Alice is the guard dog, or at least that is what she tells herself. Perched high in a roughly built tree hut, she peers out through the slats, her white face framed by weathered timber and late-afternoon light. Below her, on the grass softened by daisies and long shadows, lies the object of her desire: a tennis ball. It rests innocently enough, glowing green against the fading day, close enough to see, far enough to be unreachable. The sun is sinking, and with it comes the quiet suggestion that this moment may not resolve itself before nightfall.
The title “Temptation” sets the tone immediately. Temptation is the pull towards something unwise, something irresistible, even when experience tells us how it will end. For Alice, temptation has a familiar shape, weight, and smell. The tennis ball is both a promise and a problem, a joy and an inevitable loss. She has loved many, and she has lost just as many. Her life could be measured not in years, but in balls found, balls destroyed, and balls mysteriously vanished. A kind of personal archive — a ball library — constantly being restocked and depleted.
The tree hut raises questions that the painting refuses to answer outright. How did Alice get up there? Was she lifted, did she climb, or did she simply will herself into this predicament through sheer enthusiasm? Is she standing guard, surveying her territory from above like a watchful sentry, or is she merely watching the world go by, temporarily trapped by her own curiosity? The ambiguity is deliberate. Alice is both watcher and watched, in control and completely undone by desire.
Light plays a quiet but crucial role. The warm glow of late afternoon wraps around the tree’s trunk and filters through the leaves, casting a sense of calm that contrasts with Alice’s inner conflict. Time feels suspended, yet moving inexorably forward. The ladder hangs uselessly beneath her, offering a route down that may as well not exist. The day is slipping away, and the ball remains untouched.
Alice’s relationship with the tennis ball began long ago, in the studio, during the painting of Fetch. As a puppy, she would sit patiently, watching from a corner as paint was applied, only to explode into motion the moment play was suggested. Since then, her skills have developed. She can strip the felt clean from a ball with surgical precision, crack its shell, and reduce it to fragments with unwavering focus. Destruction, for Alice, is not malice; it is simply part of the game.
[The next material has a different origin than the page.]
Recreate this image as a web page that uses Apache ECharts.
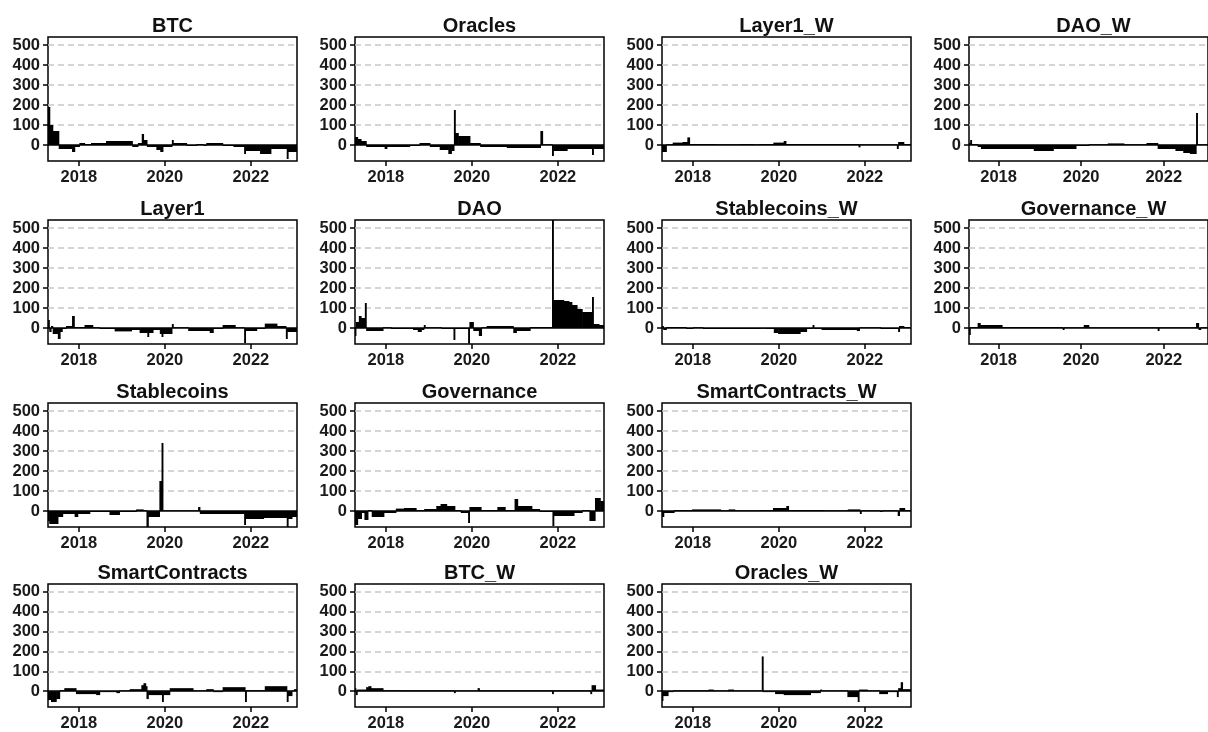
<!DOCTYPE html>
<html>
<head>
<meta charset="utf-8">
<title>Category indices</title>
<script src="https://cdn.jsdelivr.net/npm/echarts@6/dist/echarts.min.js"></script>
<style>
  html, body { margin: 0; padding: 0; background: #ffffff; }
  #chart { width: 1208px; height: 732px; }
</style>
</head>
<body>
<div id="chart"></div>
<script>
// Axis ticks and ranges (x in decimal years)
const xTicks = [2018, 2020, 2022];
const yTicks = [0, 100, 200, 300, 400, 500];
const xRange = [2017.284, 2023.072];
const yRange = [-80, 540];

// Each series: [year, value] change points; a value holds until the next point
const btc = [
  [2017.28, 190], [2017.33, 100], [2017.40, 70], [2017.54, -20], [2017.85, -35], [2017.91, -10],
  [2018.02, 10], [2018.14, 5], [2018.29, 10], [2018.64, 20], [2019.25, -10], [2019.38, 10],
  [2019.47, 55], [2019.51, 25], [2019.59, -10], [2019.81, -25], [2019.90, -35], [2019.96, -10],
  [2020.17, 25], [2020.20, 10], [2020.51, -5], [2020.74, 5], [2020.91, -5], [2020.97, 10],
  [2021.35, -5], [2021.60, -10], [2021.85, -45], [2021.88, -30], [2022.22, -45], [2022.47, -20],
  [2022.84, -70], [2022.87, -35], [2023.07, -35]
];
const oracles = [
  [2017.28, 40], [2017.35, 30], [2017.43, 20], [2017.55, -10], [2017.98, -20], [2018.03, -10],
  [2018.56, -5], [2018.79, 10], [2019.03, -10], [2019.26, -25], [2019.46, -45], [2019.53, -30],
  [2019.59, 175], [2019.61, 60], [2019.69, 45], [2019.96, 10], [2020.20, -10], [2020.82, -15],
  [2021.60, 70], [2021.65, 0], [2021.87, -55], [2021.89, -30], [2022.22, -20], [2022.80, -50],
  [2022.83, -20], [2023.07, -20]
];
const layer1W = [
  [2017.28, -35], [2017.39, 0], [2017.54, 12], [2017.77, 15], [2017.88, 38], [2017.93, 5],
  [2018.55, 2], [2019.10, 5], [2019.41, 2], [2019.56, 5], [2019.88, 12], [2020.12, 20],
  [2020.17, 5], [2021.86, -12], [2021.88, 0], [2022.75, -20], [2022.78, 15], [2022.91, 5],
  [2023.07, 5]
];
const daoW = [
  [2017.28, 10], [2017.32, 25], [2017.35, 5], [2017.50, -10], [2017.58, -20], [2018.86, -30],
  [2019.33, -20], [2019.88, -5], [2020.19, 2], [2020.65, 8], [2021.04, 2], [2021.59, 10],
  [2021.86, -20], [2022.29, -30], [2022.48, -40], [2022.64, -45], [2022.79, 160], [2022.82, 0],
  [2023.07, 0]
];
const layer1 = [
  [2017.28, 40], [2017.32, -20], [2017.36, 10], [2017.40, -30], [2017.52, -55], [2017.57, -20],
  [2017.62, -5], [2017.71, 10], [2017.85, 60], [2017.90, 5], [2018.14, 15], [2018.33, 0],
  [2018.49, -5], [2018.84, -17], [2019.23, -10], [2019.42, -25], [2019.60, -45], [2019.63, -25],
  [2019.73, -10], [2019.89, -30], [2019.93, -45], [2019.96, -30], [2020.17, 20], [2020.20, 0],
  [2020.55, -15], [2021.05, -25], [2021.13, -5], [2021.35, 15], [2021.64, 3], [2021.85, -75],
  [2021.88, -15], [2022.14, -5], [2022.33, 22], [2022.61, 10], [2022.82, -55], [2022.85, -20],
  [2023.07, -10]
];
const dao = [
  [2017.28, -40], [2017.31, 30], [2017.38, 60], [2017.43, 50], [2017.52, 125], [2017.55, -15],
  [2017.94, 0], [2018.13, -5], [2018.64, -10], [2018.75, -20], [2018.83, -10], [2018.89, 15],
  [2018.92, 0], [2019.30, -5], [2019.58, -60], [2019.60, -5], [2019.92, -78], [2019.95, 30],
  [2020.04, -15], [2020.17, -40], [2020.23, 0], [2020.35, 10], [2020.97, -25], [2021.04, -15],
  [2021.36, 5], [2021.87, 540], [2021.89, 140], [2022.14, 135], [2022.26, 130], [2022.33, 115],
  [2022.45, 95], [2022.57, 80], [2022.80, 155], [2022.82, 20], [2022.96, 15], [2023.07, 15]
];
const stablecoinsW = [
  [2017.28, 10], [2017.32, -10], [2017.39, 5], [2017.85, -5], [2018.01, 2], [2018.24, -5],
  [2019.56, -2], [2019.72, -5], [2019.89, -25], [2019.99, -30], [2020.50, -20], [2020.65, -5],
  [2020.79, 15], [2020.82, -5], [2021.00, -10], [2021.82, -15], [2021.88, 0], [2022.37, -5],
  [2022.78, -20], [2022.80, 10], [2022.91, 5], [2023.07, 5]
];
const governanceW = [
  [2017.28, -35], [2017.32, 5], [2017.50, 25], [2017.56, 15], [2018.09, 5], [2019.56, -10],
  [2019.59, 3], [2020.07, 15], [2020.19, 3], [2021.86, -15], [2021.88, 3], [2022.79, 25],
  [2022.85, -10], [2022.90, 0], [2023.07, 0]
];
const stablecoins = [
  [2017.28, -50], [2017.32, -65], [2017.52, -30], [2017.63, -15], [2017.91, -30], [2017.98, -15],
  [2018.26, -5], [2018.72, -20], [2018.95, -5], [2019.34, 8], [2019.50, 0], [2019.58, -80],
  [2019.62, -30], [2019.88, 150], [2019.93, 340], [2019.96, 0], [2020.78, 20], [2020.82, -15],
  [2021.85, -70], [2021.88, -40], [2022.30, -35], [2022.84, -80], [2022.86, -40], [2022.96, -30],
  [2023.07, -30]
];
const governance = [
  [2017.28, -70], [2017.35, -40], [2017.44, -10], [2017.51, -45], [2017.59, 5], [2017.68, -30],
  [2017.96, -10], [2018.24, 12], [2018.43, 15], [2018.71, 5], [2018.90, 10], [2019.18, 25],
  [2019.28, 35], [2019.42, 25], [2019.61, 5], [2019.75, -10], [2019.92, -60], [2019.95, 20],
  [2020.22, 5], [2020.60, 20], [2020.78, 5], [2021.00, 60], [2021.07, 25], [2021.40, 10],
  [2021.58, -5], [2021.88, -75], [2021.91, -25], [2022.38, -10], [2022.57, 5], [2022.74, -50],
  [2022.87, 65], [2022.99, 50], [2023.07, 50]
];
const smartContractsW = [
  [2017.28, -30], [2017.33, -10], [2017.57, 5], [2017.99, 8], [2018.65, 2], [2018.84, 8],
  [2018.98, 2], [2019.59, 5], [2019.87, 15], [2020.18, 25], [2020.23, 5], [2021.05, 2],
  [2021.61, 8], [2021.89, -15], [2021.92, 2], [2022.36, -5], [2022.41, 2], [2022.77, -25],
  [2022.81, 15], [2022.93, 5], [2023.07, 5]
];
const smartContracts = [
  [2017.28, -45], [2017.36, -55], [2017.48, -40], [2017.56, 5], [2017.67, 15], [2017.94, -15],
  [2018.41, -20], [2018.49, -5], [2018.88, -10], [2018.95, 0], [2019.19, 10], [2019.46, 30],
  [2019.51, 40], [2019.56, 25], [2019.58, -40], [2019.62, -20], [2019.94, -55], [2019.96, -20],
  [2020.12, 15], [2020.66, 0], [2020.97, 10], [2021.13, -5], [2021.35, 20], [2021.87, -55],
  [2021.89, 5], [2022.33, 25], [2022.84, -55], [2022.86, -25], [2022.96, 0], [2023.01, 10],
  [2023.07, 10]
];
const btcW = [
  [2017.28, 15], [2017.31, -20], [2017.34, 8], [2017.55, 20], [2017.60, 25], [2017.66, 15],
  [2017.94, 5], [2018.33, 3], [2019.59, -10], [2019.61, 3], [2020.14, 15], [2020.18, 3],
  [2021.87, -15], [2021.89, 3], [2022.76, -15], [2022.79, 30], [2022.88, 8], [2023.07, 8]
];
const oraclesW = [
  [2017.28, -50], [2017.31, -25], [2017.43, -5], [2017.55, 0], [2018.37, 8], [2018.48, 0],
  [2018.83, 8], [2018.95, 0], [2019.61, 175], [2019.63, -5], [2019.92, -15], [2020.12, -20],
  [2020.74, -10], [2020.97, 8], [2021.00, 0], [2021.60, -30], [2021.84, -55], [2021.87, 8],
  [2022.06, 0], [2022.34, -15], [2022.53, -5], [2022.75, -30], [2022.78, 15], [2022.84, 45],
  [2022.88, 10], [2023.07, 5]
];

// Panel titles with their series, in reading order
const panelNames = [
  'BTC', 'Oracles', 'Layer1_W', 'DAO_W',
  'Layer1', 'DAO', 'Stablecoins_W', 'Governance_W',
  'Stablecoins', 'Governance', 'SmartContracts_W',
  'SmartContracts', 'BTC_W', 'Oracles_W'
];
const panelData = [
  btc, oracles, layer1W, daoW,
  layer1, dao, stablecoinsW, governanceW,
  stablecoins, governance, smartContractsW,
  smartContracts, btcW, oraclesW
];

// Grid cell (row, col) of each panel
const cells = [
  [0, 0], [0, 1], [0, 2], [0, 3],
  [1, 0], [1, 1], [1, 2], [1, 3],
  [2, 0], [2, 1], [2, 2],
  [3, 0], [3, 1], [3, 2]
];
const colLeft = [48, 355, 662, 969];
const rowTop = [37, 220, 403, 584];
const W = 249, H = 124;
const FONT = '"Liberation Sans", Arial, Helvetica, sans-serif';

// Turn change points into [start, end, value] spans
function toSpans(pts) {
  const out = [];
  for (let k = 0; k < pts.length - 1; k++) {
    out.push([pts[k][0], pts[k + 1][0], pts[k][1]]);
  }
  return out;
}

// Each span is a filled bar from zero up (or down) to its value;
// neighbouring bars overlap slightly so no seams show between them
function renderSpan(params, api) {
  const x0 = api.value(0), x1 = api.value(1), v = api.value(2);
  const a = api.coord([x0, 0]);
  const b = api.coord([x1, v]);
  const w = Math.max(b[0] - a[0], 1.3) + 0.6;
  const h = Math.max(Math.abs(b[1] - a[1]), 0.8);
  return {
    type: 'rect',
    shape: { x: a[0] - 0.3, y: v >= 0 ? a[1] - h : a[1], width: w, height: h },
    style: { fill: '#000' }
  };
}

const grids = [], xAxes = [], yAxes = [], series = [], graphics = [];

panelNames.forEach((name, i) => {
  const [row, col] = cells[i];
  const left = colLeft[col], top = rowTop[row];

  grids.push({
    left: left, top: top, width: W, height: H,
    show: true, borderColor: '#000', borderWidth: 1.5, backgroundColor: 'transparent'
  });

  xAxes.push({
    gridIndex: i, type: 'value', min: xRange[0], max: xRange[1],
    axisLine: { show: false, onZero: false },
    splitLine: { show: false },
    axisTick: { show: true, customValues: xTicks, length: 5, lineStyle: { color: '#000', width: 1.5 } },
    axisLabel: {
      customValues: xTicks, margin: 8, fontSize: 16.5, fontWeight: 'bold',
      fontFamily: FONT, color: '#1a1a1a', formatter: v => String(Math.round(v))
    }
  });

  yAxes.push({
    gridIndex: i, type: 'value', min: yRange[0], max: yRange[1],
    axisLine: { show: false, onZero: false },
    splitLine: { show: false },
    axisTick: { show: true, customValues: yTicks, length: 5, lineStyle: { color: '#000', width: 1.5 } },
    axisLabel: {
      customValues: yTicks, margin: 8, fontSize: 16.5, fontWeight: 'bold',
      fontFamily: FONT, color: '#1a1a1a'
    }
  });

  // dashed reference lines, beneath the data
  series.push({
    type: 'line', xAxisIndex: i, yAxisIndex: i, z: 1, silent: true,
    data: [[xRange[0], 0]], symbol: 'none', lineStyle: { width: 0 },
    markLine: {
      z: 1, silent: true, symbol: 'none', animation: false, label: { show: false },
      lineStyle: { color: '#c8c8c8', type: [6, 4], width: 1.5 },
      data: yTicks.filter(v => v > 0).map(v => ({ yAxis: v }))
    }
  });

  // the series values
  series.push({
    type: 'custom', xAxisIndex: i, yAxisIndex: i, z: 3, silent: true, clip: true,
    data: toSpans(panelData[i]),
    encode: { x: [0, 1], y: 2 },
    renderItem: renderSpan
  });

  // zero line
  series.push({
    type: 'line', xAxisIndex: i, yAxisIndex: i, z: 4, silent: true,
    data: [[xRange[0], 0]], symbol: 'none', lineStyle: { width: 0 },
    markLine: {
      z: 6, silent: true, symbol: 'none', animation: false, label: { show: false },
      lineStyle: { color: '#000', type: 'solid', width: 1.5 },
      data: [{ yAxis: 0 }]
    }
  });

  graphics.push({
    type: 'text', x: left + W / 2, y: top - 11, silent: true,
    style: {
      text: name, font: 'bold 20px ' + FONT, fill: '#111',
      align: 'center', verticalAlign: 'middle'
    }
  });
});

const chart = echarts.init(document.getElementById('chart'), null, { renderer: 'canvas' });
chart.setOption({
  backgroundColor: '#ffffff',
  animation: false,
  grid: grids,
  xAxis: xAxes,
  yAxis: yAxes,
  series: series,
  graphic: graphics
});
</script>
</body>
</html>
She is also a performer. Alice delights in an audience. She will bounce a ball and catch it mid-air, grinning at the applause. She will “kick” a ball like a football, but only if she already has another one clamped triumphantly in her mouth. Rules, after all, are flexible things.
Temptation captures a pause between impulse and consequence. It is a portrait of longing, mischief, and self-inflicted dilemma. In Alice’s gaze is something deeply familiar: the knowledge that giving in may end badly, paired with the certainty that resisting would be far worse.